Ayat ini diakhiri dengan peringatan tegas: "wa lan tufliḥū iżan abadā" (dan jika demikian niscaya kamu tidak akan beruntung selama-lamanya). Kata "tufliḥū" berarti beruntung atau sukses. Ini bukan hanya tentang keberuntungan duniawi, tetapi juga keberuntungan di akhirat. Jika mereka kembali ke agama pagan, mereka tidak hanya akan kehilangan kehidupan di dunia yang fana ini, tetapi juga kehilangan kebahagiaan abadi di akhirat. Ini adalah motivasi utama mereka untuk tetap teguh pada iman dan menjaga rahasia mereka.
Pelajaran dari ayat ini sangatlah mendalam. Ini menunjukkan betapa berharganya iman bagi seorang mukmin.
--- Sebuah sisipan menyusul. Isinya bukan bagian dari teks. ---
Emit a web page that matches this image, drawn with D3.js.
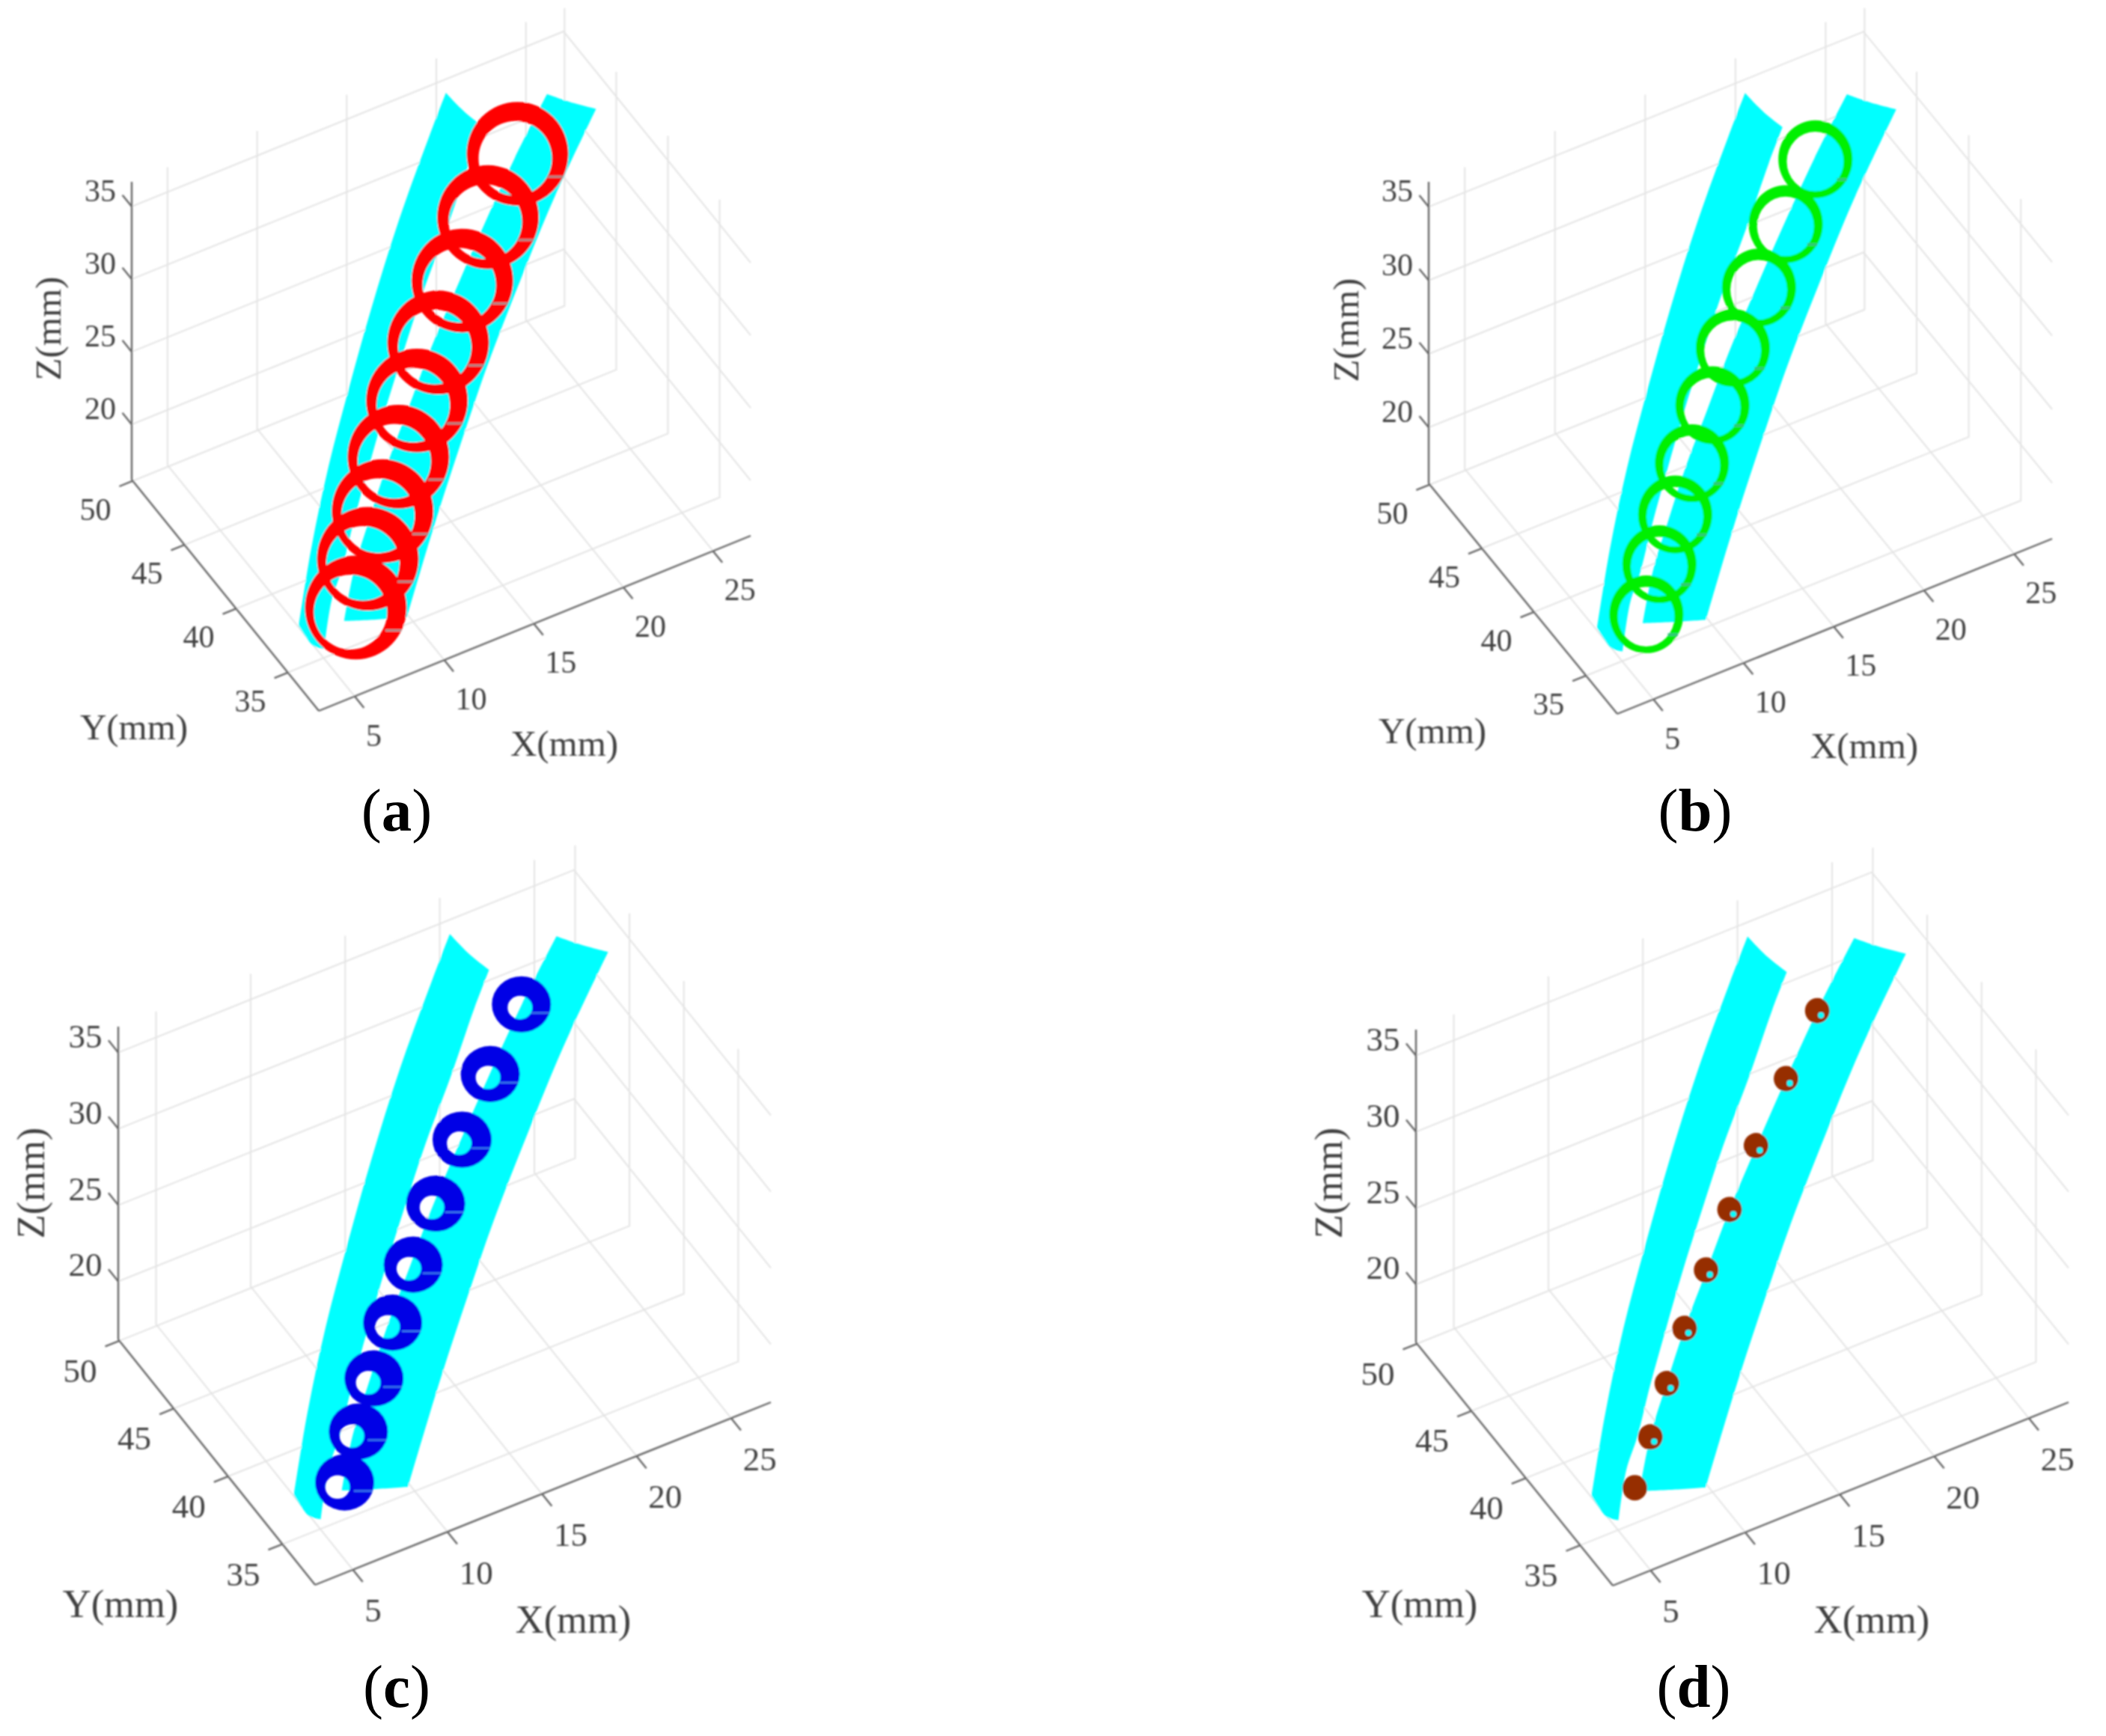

Untuk menjaga iman, seseorang harus siap menghadapi berbagai tantangan, bahkan ancaman kematian atau pengasingan. Ayat ini juga menekankan pentingnya menjaga lingkungan yang mendukung keimanan dan menghindari lingkungan yang dapat mengikisnya. Kisah Ashabul Kahfi adalah teladan bagi umat Islam di setiap zaman untuk teguh pendirian dalam menghadapi fitnah dan godaan yang dapat merusak akidah, bahkan jika itu berarti harus mengasingkan diri atau menghadapi ancaman dari pihak yang berkuasa.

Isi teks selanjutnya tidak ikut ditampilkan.